The survey itself, ordered by a court in Varanasi to determine whether the mosque was constructed atop a pre-existing Hindu temple, spanned 100 days and is now finished.
The court in Varanasi is set to consider the ASI's request for another extension today.
The ASI, which was initially supposed to submit its report last Monday, had already been given one 15-day extension on 2 November.
The court was told ASI needed more time to compile the findings of its survey.
The ASI had carried out the 'scientific survey' of the mosque premises, which is located next to the Kashi Vishwanath Temple, to see if the 17th century mosque was built over a Hindu temple.
The survey began after the Allahabad High Court upheld the Varanasi court order on the same and ruled it 'necessary in the interest of justice'. The court said it would benefit both sides.
During an earlier hearing, the mosque management objected to the survey, alleging the ASI was digging in the basement, as well as other places in the complex, without permission and that it was accumulating debris against the structure's western wall, which risked its collapse.
According to the committee, the ASI was not authorised to remove debris or garbage during the survey.
The mosque committee also moved to the Supreme Court against the order of the Allahabad High Court.

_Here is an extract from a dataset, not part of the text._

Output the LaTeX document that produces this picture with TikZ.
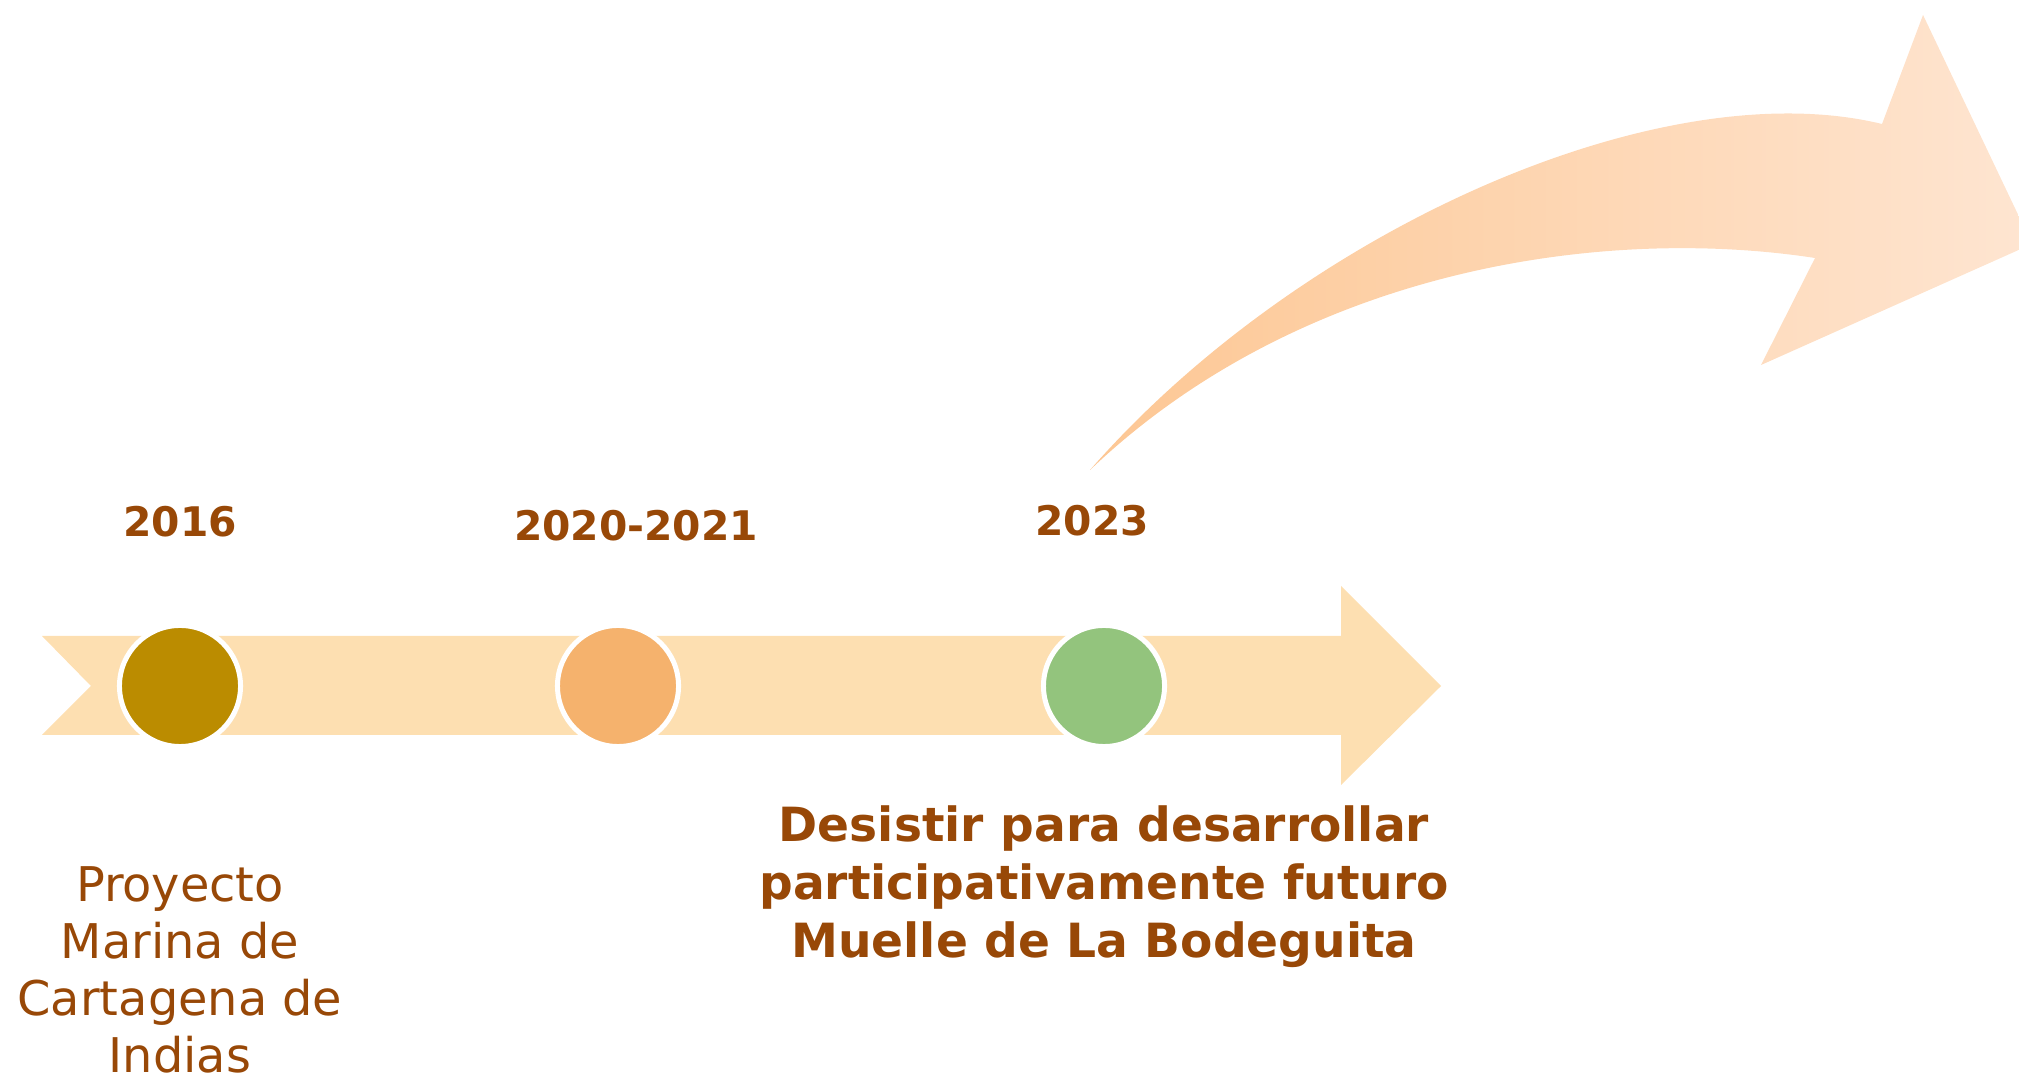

However, on 4 August, the apex court declined to stay the High Court's order regarding the survey.
A bench led by Chief Justice DY Chandrachud, however, asked the ASI to refrain from invasive acts during the survey.
This ruled out excavations, which the Varanasi court said could be conducted.
The top court stressed that "non-invasive" methods had to be employed, NDTV reported.
In August 2021, five Hindu women filed a plea for prayers at the Shringar Gauri shrine, which is inside the mosque complex.
Hindu activists assert a temple existed earlier - where the mosque now stands - and was demolished in the 17th century on the order of Aurangzeb.